This is a post about skating terminology a lot of coaches use. I thought I'd introduce it for the skater who may hear something in a group or private lesson and not understand it.
Most of skating is on curves. Very little is on straight lines. It's a convention that the curve you skate on is called 'the circle'. It doesn't matter if you're not actually completely skating in a circle. What counts is that you're skating on a curve that is part of a larger imaginary circle. The term 'the circle' for curves originates with compulsory figures, where skating was done on large joined circles.
Sometimes your coach may say something like, "Face into the circle," or, "Put your free leg in the circle in that turn." What does the coach mean?

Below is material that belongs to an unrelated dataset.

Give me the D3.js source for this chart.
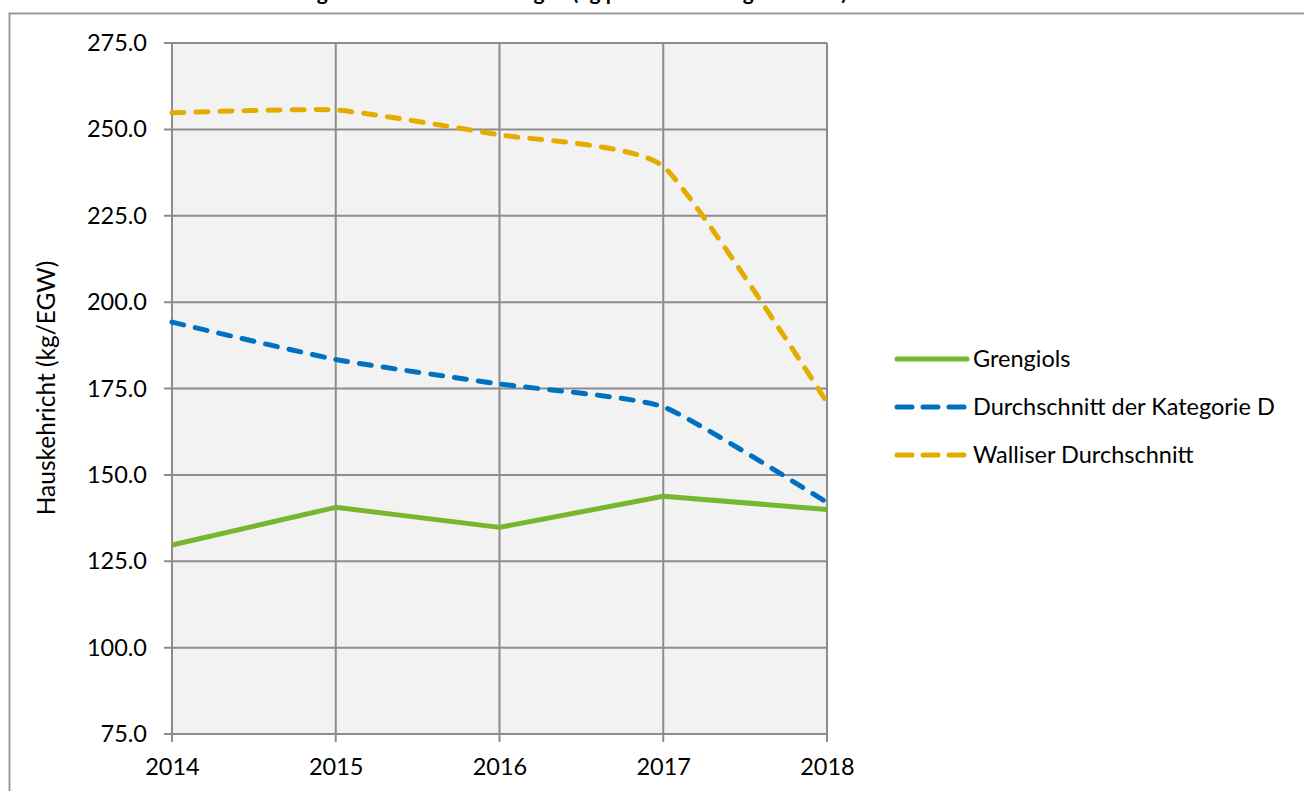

Fortunately, I was able to find a photo that can help illustrate that point.
Here's what facing 'into the circle' looks like.

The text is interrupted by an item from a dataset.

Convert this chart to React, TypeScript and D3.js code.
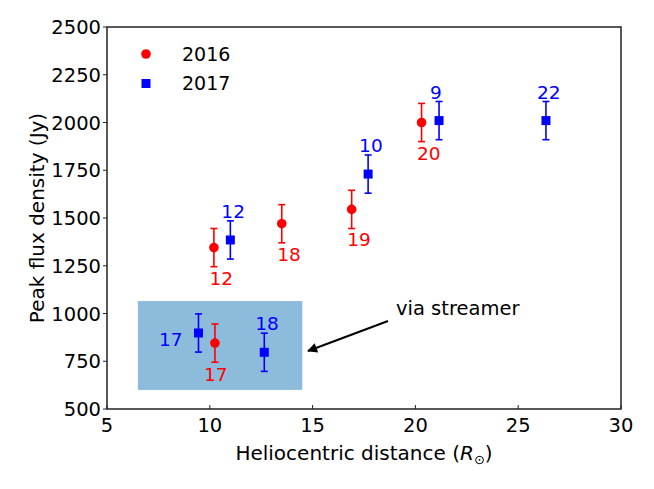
import React from "react"
import * as d3 from "d3"

// heliocentric distance (R_sun), peak flux (Jy), error (Jy), label
const dist2016 = [10.2, 13.5, 16.9, 20.3]
const flux2016 = [1345, 1470, 1545, 2000]
const err2016 = [100, 100, 100, 100]
const num2016 = ["12", "18", "19", "20"]

const dist2017 = [11.0, 17.7, 21.15, 26.35]
const flux2017 = [1385, 1730, 2010, 2010]
const err2017 = [100, 100, 100, 100]
const num2017 = ["12", "10", "9", "22"]

// points observed via streamer
const streamDist2016 = [10.25]
const streamFlux2016 = [845]
const streamErr2016 = [100]
const streamNum2016 = ["17"]

const streamDist2017 = [9.45, 12.65]
const streamFlux2017 = [898, 797]
const streamErr2017 = [100, 100]
const streamNum2017 = ["17", "18"]

const streamBoxX = [6.5, 14.5]
const streamBoxY = [600, 1065]

const xTicks = [5, 10, 15, 20, 25, 30]
const yTicks = [500, 750, 1000, 1250, 1500, 1750, 2000, 2250, 2500]

const W = 654
const H = 489
const margin = { left: 107, right: 33, top: 27, bottom: 80 }
const FONT = "DejaVu Sans, sans-serif"
const RED = "#ff0000"
const BLUE = "#0000ff"

type Side = "below" | "above" | "left" | "belowS"
const offsets: Record<Side, [number, number]> = {
  below: [-4.5, 37],
  above: [-9, -22],
  left: [-39.5, 13],
  belowS: [-11, 38],
}

const x = d3.scaleLinear().domain([5, 30]).range([margin.left, W - margin.right])
const y = d3.scaleLinear().domain([500, 2500]).range([H - margin.bottom, margin.top])

interface Pt { d: number; f: number; e: number; n: string; side: Side }

const zip = (ds: number[], fs: number[], es: number[], ns: string[], side: Side[]): Pt[] =>
  ds.map((d, i) => ({ d, f: fs[i], e: es[i], n: ns[i], side: side[i] }))

const pts2016 = zip(dist2016, flux2016, err2016, num2016, ["below", "below", "below", "below"])
  .concat(zip(streamDist2016, streamFlux2016, streamErr2016, streamNum2016, ["belowS"]))
const pts2017 = zip(dist2017, flux2017, err2017, num2017, ["above", "above", "above", "above"])
  .concat(zip(streamDist2017, streamFlux2017, streamErr2017, streamNum2017, ["left", "above"]))

const ErrBar = ({ p, color }: { p: Pt; color: string }) => {
  const cx = x(p.d)
  const y0 = y(p.f - p.e)
  const y1 = y(p.f + p.e)
  return (
    <g stroke={color} strokeWidth={1.6}>
      <line x1={cx} x2={cx} y1={y0} y2={y1} />
      <line x1={cx - 3.5} x2={cx + 3.5} y1={y0} y2={y0} />
      <line x1={cx - 3.5} x2={cx + 3.5} y1={y1} y2={y1} />
    </g>
  )
}

const Label = ({ p, color }: { p: Pt; color: string }) => {
  const [dx, dy] = offsets[p.side]
  return (
    <text x={x(p.d) + dx} y={y(p.f) + dy} fill={color} fontSize={18.5} fontFamily={FONT}>
      {p.n}
    </text>
  )
}

export default function App() {
  const x0 = margin.left
  const x1 = W - margin.right
  const y0 = H - margin.bottom
  const y1 = margin.top

  return (
    <svg width={W} height={H} style={{ position: "absolute", left: 0, top: 0, background: "#fff" }}>
      <defs>
        <marker id="head" viewBox="0 0 10 10" refX="9" refY="5" markerWidth="6" markerHeight="5" orient="auto" markerUnits="strokeWidth">
          <path d="M0,0 L10,5 L0,10 z" fill="#000" />
        </marker>
      </defs>

      {/* streamer region */}
      <rect
        x={x(streamBoxX[0])}
        y={y(streamBoxY[1])}
        width={x(streamBoxX[1]) - x(streamBoxX[0])}
        height={y(streamBoxY[0]) - y(streamBoxY[1])}
        fill="#8dbbdc"
      />

      {/* axes frame */}
      <rect x={x0} y={y1} width={x1 - x0} height={y0 - y1} fill="none" stroke="#222" strokeWidth={1.5} />

      {xTicks.map((t) => (
        <g key={"x" + t}>
          <line x1={x(t)} x2={x(t)} y1={y0} y2={y0 - 4} stroke="#222" strokeWidth={1} />
          <text x={x(t)} y={y0 + 23} textAnchor="middle" fontSize={19.5} fontFamily={FONT} fill="#000">
            {t}
          </text>
        </g>
      ))}
      {yTicks.map((t) => (
        <g key={"y" + t}>
          <line x1={x0} x2={x0 - 4} y1={y(t)} y2={y(t)} stroke="#222" strokeWidth={1} />
          <text x={x0 - 6} y={y(t) + 7} textAnchor="end" fontSize={19.5} fontFamily={FONT} fill="#000">
            {t}
          </text>
        </g>
      ))}

      <text x={(x0 + x1) / 2} y={460} textAnchor="middle" fontSize={20} fontFamily={FONT} fill="#000">
        Heliocentric distance (<tspan fontStyle="italic">R</tspan>
        <tspan fontSize={13} dy={4}>⊙</tspan>
        <tspan dy={-4}>)</tspan>
      </text>
      <text
        transform={`translate(44,${(y0 + y1) / 2}) rotate(-90)`}
        textAnchor="middle"
        fontSize={20}
        fontFamily={FONT}
        fill="#000"
      >
        Peak flux density (Jy)
      </text>

      {/* data */}
      {pts2016.map((p, i) => (
        <g key={"r" + i}>
          <ErrBar p={p} color={RED} />
          <circle cx={x(p.d)} cy={y(p.f)} r={4.8} fill={RED} />
          <Label p={p} color={RED} />
        </g>
      ))}
      {pts2017.map((p, i) => (
        <g key={"b" + i}>
          <ErrBar p={p} color={BLUE} />
          <rect x={x(p.d) - 4.5} y={y(p.f) - 4.5} width={9} height={9} fill={BLUE} />
          <Label p={p} color={BLUE} />
        </g>
      ))}

      {/* annotation */}
      <line x1={388} y1={321} x2={308} y2={351} stroke="#000" strokeWidth={2} markerEnd="url(#head)" />
      <text x={396} y={315} fontSize={19.5} fontFamily={FONT} fill="#000">
        via streamer
      </text>

      {/* legend */}
      <circle cx={146} cy={54} r={4.8} fill={RED} />
      <text x={182} y={61} fontSize={19} fontFamily={FONT} fill="#000">2016</text>
      <rect x={141.5} y={79} width={9} height={9} fill={BLUE} />
      <text x={182} y={90} fontSize={19} fontFamily={FONT} fill="#000">2017</text>
    </svg>
  )
}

If you were to see this picture with the girl's backs to the circle, that's called 'facing out of the circle.'
Note that their arms are 'on the circle'.
Suppose your coach wants you to put your forward arm 'inside the circle'? If you're skating clockwise as the girls are in the picture above (I think they're skating forward, though the more I look at it they may be skating backwards--just assume for argument they're going forward), you'll move your left arm so it points at an angle away from the 'line of the circle,' but towards the center. Most times coaches don't want you to point directly at the center of the circle, but just to put your arm inside the circle a little.
What about 'outside the circle'?
One of the prominent places where 'outside the circle' becomes most obvious is when a skater does an 'outside spread eagle'. They will actually appear to be leaning into the circle, but facing out of the circle.